Short problem »
Give the data again, word for word.

— Start Stored data —

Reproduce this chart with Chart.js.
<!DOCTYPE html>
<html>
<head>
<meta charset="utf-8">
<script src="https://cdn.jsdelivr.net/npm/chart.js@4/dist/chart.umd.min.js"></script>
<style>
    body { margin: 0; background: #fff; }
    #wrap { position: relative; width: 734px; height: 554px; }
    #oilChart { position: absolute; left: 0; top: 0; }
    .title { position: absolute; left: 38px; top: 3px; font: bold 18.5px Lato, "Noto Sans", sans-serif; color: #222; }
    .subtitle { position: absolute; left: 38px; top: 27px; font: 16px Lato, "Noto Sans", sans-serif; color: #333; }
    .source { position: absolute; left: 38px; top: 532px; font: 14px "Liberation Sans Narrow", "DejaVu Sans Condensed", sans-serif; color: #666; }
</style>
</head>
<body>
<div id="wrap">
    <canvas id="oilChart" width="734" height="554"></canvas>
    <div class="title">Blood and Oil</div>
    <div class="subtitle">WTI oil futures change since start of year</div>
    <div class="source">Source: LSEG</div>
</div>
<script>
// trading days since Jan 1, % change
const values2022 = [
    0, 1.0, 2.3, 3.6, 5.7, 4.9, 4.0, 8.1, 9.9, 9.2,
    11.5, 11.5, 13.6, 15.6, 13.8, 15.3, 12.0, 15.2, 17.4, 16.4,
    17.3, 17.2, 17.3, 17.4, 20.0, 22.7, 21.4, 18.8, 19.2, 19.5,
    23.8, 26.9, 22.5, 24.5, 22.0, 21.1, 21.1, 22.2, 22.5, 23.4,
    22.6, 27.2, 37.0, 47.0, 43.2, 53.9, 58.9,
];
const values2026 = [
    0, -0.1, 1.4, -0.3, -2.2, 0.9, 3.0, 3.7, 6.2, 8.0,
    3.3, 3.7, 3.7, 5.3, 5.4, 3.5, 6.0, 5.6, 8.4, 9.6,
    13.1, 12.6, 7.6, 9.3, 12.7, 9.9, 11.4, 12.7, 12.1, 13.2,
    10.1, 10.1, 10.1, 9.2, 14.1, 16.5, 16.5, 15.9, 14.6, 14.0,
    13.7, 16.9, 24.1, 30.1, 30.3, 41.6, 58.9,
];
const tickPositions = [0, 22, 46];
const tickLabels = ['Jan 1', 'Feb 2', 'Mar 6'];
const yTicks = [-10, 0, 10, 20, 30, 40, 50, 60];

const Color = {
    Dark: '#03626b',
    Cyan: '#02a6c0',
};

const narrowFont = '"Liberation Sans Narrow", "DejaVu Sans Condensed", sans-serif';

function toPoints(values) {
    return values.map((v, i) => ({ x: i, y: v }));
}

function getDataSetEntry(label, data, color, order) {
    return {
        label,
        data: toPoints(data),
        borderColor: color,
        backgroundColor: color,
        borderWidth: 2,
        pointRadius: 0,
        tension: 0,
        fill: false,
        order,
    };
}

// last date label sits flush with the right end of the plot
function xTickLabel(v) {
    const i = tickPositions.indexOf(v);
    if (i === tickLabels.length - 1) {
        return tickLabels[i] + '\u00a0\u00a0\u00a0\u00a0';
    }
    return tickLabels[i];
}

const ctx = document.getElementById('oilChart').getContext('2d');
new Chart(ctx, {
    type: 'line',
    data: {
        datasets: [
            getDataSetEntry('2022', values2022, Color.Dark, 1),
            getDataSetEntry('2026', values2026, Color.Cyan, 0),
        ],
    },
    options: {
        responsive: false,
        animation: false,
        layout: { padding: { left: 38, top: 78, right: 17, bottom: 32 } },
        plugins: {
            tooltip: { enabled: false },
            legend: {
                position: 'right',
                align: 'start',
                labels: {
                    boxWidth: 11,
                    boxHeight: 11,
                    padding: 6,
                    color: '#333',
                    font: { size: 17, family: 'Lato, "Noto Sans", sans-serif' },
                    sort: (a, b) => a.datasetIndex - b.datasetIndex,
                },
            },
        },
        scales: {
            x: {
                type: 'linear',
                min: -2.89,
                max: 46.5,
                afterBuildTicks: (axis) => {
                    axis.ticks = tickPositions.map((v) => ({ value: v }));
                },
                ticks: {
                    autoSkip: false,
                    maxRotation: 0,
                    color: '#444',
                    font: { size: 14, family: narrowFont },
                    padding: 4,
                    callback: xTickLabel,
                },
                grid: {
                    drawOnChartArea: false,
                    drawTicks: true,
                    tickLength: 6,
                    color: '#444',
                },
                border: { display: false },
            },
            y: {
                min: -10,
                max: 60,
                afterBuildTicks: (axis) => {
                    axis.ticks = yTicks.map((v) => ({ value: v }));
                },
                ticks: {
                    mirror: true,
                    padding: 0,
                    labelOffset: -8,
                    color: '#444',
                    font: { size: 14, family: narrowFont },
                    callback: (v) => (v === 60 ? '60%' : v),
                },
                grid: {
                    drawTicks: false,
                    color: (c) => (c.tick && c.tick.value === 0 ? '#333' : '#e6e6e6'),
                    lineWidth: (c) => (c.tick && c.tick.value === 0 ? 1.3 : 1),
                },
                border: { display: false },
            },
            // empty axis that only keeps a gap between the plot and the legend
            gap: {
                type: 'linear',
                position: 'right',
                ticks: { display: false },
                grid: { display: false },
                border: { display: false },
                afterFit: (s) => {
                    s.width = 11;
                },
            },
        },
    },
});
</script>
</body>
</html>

— End Stored data —

Finished answer »
Reproduce this chart with Chart.js.
<!DOCTYPE html>
<html>
<head>
<meta charset="utf-8">
<script src="https://cdn.jsdelivr.net/npm/chart.js@4/dist/chart.umd.min.js"></script>
<style>
    body { margin: 0; background: #fff; }
    #wrap { position: relative; width: 734px; height: 554px; }
    #oilChart { position: absolute; left: 0; top: 0; }
    .title { position: absolute; left: 38px; top: 3px; font: bold 18.5px Lato, "Noto Sans", sans-serif; color: #222; }
    .subtitle { position: absolute; left: 38px; top: 27px; font: 16px Lato, "Noto Sans", sans-serif; color: #333; }
    .source { position: absolute; left: 38px; top: 532px; font: 14px "Liberation Sans Narrow", "DejaVu Sans Condensed", sans-serif; color: #666; }
</style>
</head>
<body>
<div id="wrap">
    <canvas id="oilChart" width="734" height="554"></canvas>
    <div class="title">Blood and Oil</div>
    <div class="subtitle">WTI oil futures change since start of year</div>
    <div class="source">Source: LSEG</div>
</div>
<script>
// trading days since Jan 1, % change
const values2022 = [
    0, 1.0, 2.3, 3.6, 5.7, 4.9, 4.0, 8.1, 9.9, 9.2,
    11.5, 11.5, 13.6, 15.6, 13.8, 15.3, 12.0, 15.2, 17.4, 16.4,
    17.3, 17.2, 17.3, 17.4, 20.0, 22.7, 21.4, 18.8, 19.2, 19.5,
    23.8, 26.9, 22.5, 24.5, 22.0, 21.1, 21.1, 22.2, 22.5, 23.4,
    22.6, 27.2, 37.0, 47.0, 43.2, 53.9, 58.9,
];
const values2026 = [
    0, -0.1, 1.4, -0.3, -2.2, 0.9, 3.0, 3.7, 6.2, 8.0,
    3.3, 3.7, 3.7, 5.3, 5.4, 3.5, 6.0, 5.6, 8.4, 9.6,
    13.1, 12.6, 7.6, 9.3, 12.7, 9.9, 11.4, 12.7, 12.1, 13.2,
    10.1, 10.1, 10.1, 9.2, 14.1, 16.5, 16.5, 15.9, 14.6, 14.0,
    13.7, 16.9, 24.1, 30.1, 30.3, 41.6, 58.9,
];
const tickPositions = [0, 22, 46];
const tickLabels = ['Jan 1', 'Feb 2', 'Mar 6'];
const yTicks = [-10, 0, 10, 20, 30, 40, 50, 60];

const Color = {
    Dark: '#03626b',
    Cyan: '#02a6c0',
};

const narrowFont = '"Liberation Sans Narrow", "DejaVu Sans Condensed", sans-serif';

function toPoints(values) {
    return values.map((v, i) => ({ x: i, y: v }));
}

function getDataSetEntry(label, data, color, order) {
    return {
        label,
        data: toPoints(data),
        borderColor: color,
        backgroundColor: color,
        borderWidth: 2,
        pointRadius: 0,
        tension: 0,
        fill: false,
        order,
    };
}

// last date label sits flush with the right end of the plot
function xTickLabel(v) {
    const i = tickPositions.indexOf(v);
    if (i === tickLabels.length - 1) {
        return tickLabels[i] + '\u00a0\u00a0\u00a0\u00a0';
    }
    return tickLabels[i];
}

const ctx = document.getElementById('oilChart').getContext('2d');
new Chart(ctx, {
    type: 'line',
    data: {
        datasets: [
            getDataSetEntry('2022', values2022, Color.Dark, 1),
            getDataSetEntry('2026', values2026, Color.Cyan, 0),
        ],
    },
    options: {
        responsive: false,
        animation: false,
        layout: { padding: { left: 38, top: 78, right: 17, bottom: 32 } },
        plugins: {
            tooltip: { enabled: false },
            legend: {
                position: 'right',
                align: 'start',
                labels: {
                    boxWidth: 11,
                    boxHeight: 11,
                    padding: 6,
                    color: '#333',
                    font: { size: 17, family: 'Lato, "Noto Sans", sans-serif' },
                    sort: (a, b) => a.datasetIndex - b.datasetIndex,
                },
            },
        },
        scales: {
            x: {
                type: 'linear',
                min: -2.89,
                max: 46.5,
                afterBuildTicks: (axis) => {
                    axis.ticks = tickPositions.map((v) => ({ value: v }));
                },
                ticks: {
                    autoSkip: false,
                    maxRotation: 0,
                    color: '#444',
                    font: { size: 14, family: narrowFont },
                    padding: 4,
                    callback: xTickLabel,
                },
                grid: {
                    drawOnChartArea: false,
                    drawTicks: true,
                    tickLength: 6,
                    color: '#444',
                },
                border: { display: false },
            },
            y: {
                min: -10,
                max: 60,
                afterBuildTicks: (axis) => {
                    axis.ticks = yTicks.map((v) => ({ value: v }));
                },
                ticks: {
                    mirror: true,
                    padding: 0,
                    labelOffset: -8,
                    color: '#444',
                    font: { size: 14, family: narrowFont },
                    callback: (v) => (v === 60 ? '60%' : v),
                },
                grid: {
                    drawTicks: false,
                    color: (c) => (c.tick && c.tick.value === 0 ? '#333' : '#e6e6e6'),
                    lineWidth: (c) => (c.tick && c.tick.value === 0 ? 1.3 : 1),
                },
                border: { display: false },
            },
            // empty axis that only keeps a gap between the plot and the legend
            gap: {
                type: 'linear',
                position: 'right',
                ticks: { display: false },
                grid: { display: false },
                border: { display: false },
                afterFit: (s) => {
                    s.width = 11;
                },
            },
        },
    },
});
</script>
</body>
</html>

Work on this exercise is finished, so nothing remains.